[Biopython-dev] [BioPython] what to use for working with fasta sequences and alignments?

Thu Jan 11 12:11:11 UTC 2007

Are you going to fix this in the new SeqIO?:

When using Bio.SeqIO.FASTA.FastaReader the names of the sequences are 
stripped away after the first "space".

Janek

Peter (BioPython List) wrote:
> Jan Kosinski wrote:
>> Hi,
>>
>> I am quite new in BioPython and I am a little bit confused when 
>> trying to use BioPython for working with fasta sequences and alignments.
>>
>> For instance, I can read and parse fasta files with Bio.Fasta, return 
>> records (as Fasta.record class), iterate and so on. But then I am 
>> going to Bio.Fasta.FastaAlign module which offers FastaAlignment 
>> (subclass of Alignment class) class. However, this class has very 
>> limited methods and get_all_seqs and get_seq_by_num return SeqRecord 
>> object instead of Fasta.record (why??) what makes it hard to use 
>> Bio.Fasta.FastaAlign (with SeqRecord) for alignments with Bio.Fasta 
>> (with Fasta.record) for sequences. Maybe I am wrong but Biopython 
>> seems to be full of incompatibilities. Or one should know which 
>> modules and classes should not be used?
>>
>> Could you recommend me what should I use for my work with fasta 
>> sequences and alignments?

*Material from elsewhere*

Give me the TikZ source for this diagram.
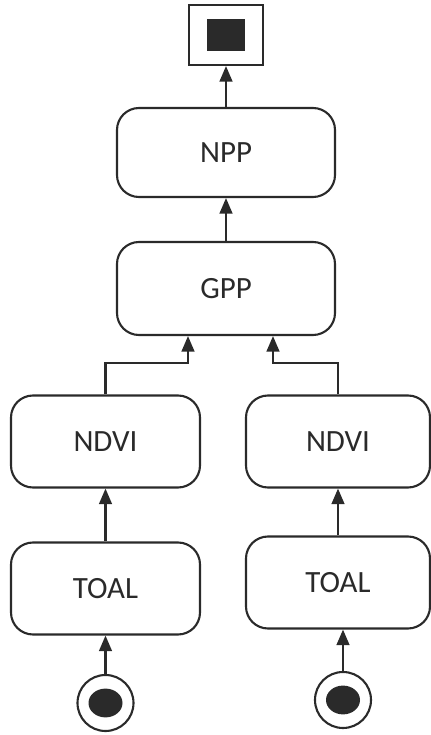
\documentclass[tikz,border=0pt]{standalone}
\usepackage{fontspec}
\setmainfont{Carlito}
\usetikzlibrary{arrows.meta}
\definecolor{ink}{HTML}{2A2A2A}
\begin{document}
\begin{tikzpicture}[
		stage/.style={draw=ink, line width=1.5pt, rounded corners=0.55cm, minimum height=2.3cm, text=ink, font=\fontsize{22}{26}\selectfont},
		flow/.style={-{Triangle[width=9pt,length=11pt]}, draw=ink, line width=1.5pt},
	]
		\useasboundingbox (0, 0) rectangle (10.775, 18.375);
		% outcome box at the top
		\node[draw=ink, line width=1.5pt, minimum width=1.85cm, minimum height=1.5cm] (ende) at (5.65, 17.5) {};
		\fill[ink] (5.175, 17.1) rectangle (6.125, 17.9);
		\node[stage, minimum width=5.45cm, minimum height=2.225cm] (npp) at (5.65, 14.5625) {NPP};
		\node[stage, minimum width=5.45cm, minimum height=2.325cm] (gpp) at (5.65, 11.1625) {GPP};
		\node[stage, minimum width=4.725cm] (ndviL) at (2.6375, 7.3375) {NDVI};
		\node[stage, minimum width=4.6cm] (ndviR) at (8.45, 7.3375) {NDVI};
		\node[stage, minimum width=4.725cm] (toalL) at (2.6375, 3.6625) {TOAL};
		\node[stage, minimum width=4.6cm] (toalR) at (8.45, 3.8125) {TOAL};
		% start points
		\node[draw=ink, line width=1.5pt, circle, minimum size=1.4cm] (startL) at (2.6375, 0.8) {};
		\node[draw=ink, line width=1.5pt, circle, minimum size=1.4cm] (startR) at (8.575, 0.875) {};
		\fill[ink] (startL) ellipse (0.425 and 0.36);
		\fill[ink] (startR) ellipse (0.425 and 0.36);
		\draw[flow] (startL.north) -- (toalL.south);
		\draw[flow] (startR.north) -- (startR.north |- toalR.south);
		\draw[flow] (toalL.north) -- (ndviL.south);
		\draw[flow] (toalR.north) -- (ndviR.south);
		\draw[flow] (ndviL.north) |- ([xshift=-0.95cm, yshift=-0.675cm]gpp.south) -- ([xshift=-0.95cm]gpp.south);
		\draw[flow] (ndviR.north) |- ([xshift=1.175cm, yshift=-0.675cm]gpp.south) -- ([xshift=1.175cm]gpp.south);
		\draw[flow] (gpp.north) -- (npp.south);
		\draw[flow] (npp.north) -- (ende.south);
	\end{tikzpicture}
\end{document}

Which BioPython modules and classes?
>
> You can use Bio.Fasta to read in files either as Fasta.Record objects, 
> or as SeqRecord objects.  I would use SeqRecord objects - they are 
> more general should you ever want to use a different input file format 
> - plus as you have noticed, the alignment object also uses SeqRecord 
> objects to hold each (gapped) sequence.
>
> There are other options if you search the code - but Bio.Fasta is the 
> best documented and most used.
>
> If you are brave, then you might have a look at the new code in 
> Bio.SeqIO which you can get from CVS.  This is still in a state of 
> flux however... but the Fasta parsing is much faster.  See this page 
> and the mailing list archives for more:
>
> http://www.biopython.org/wiki/SeqIO
>
> > Or should I use other packages like CoreBio?
>
> You could do - it has the advantage of having started recently from a 
> clean slate, and having much less "old code".
>
>> Thank you in advance for any guidelines,
>> Janek Kosinski
>
> Peter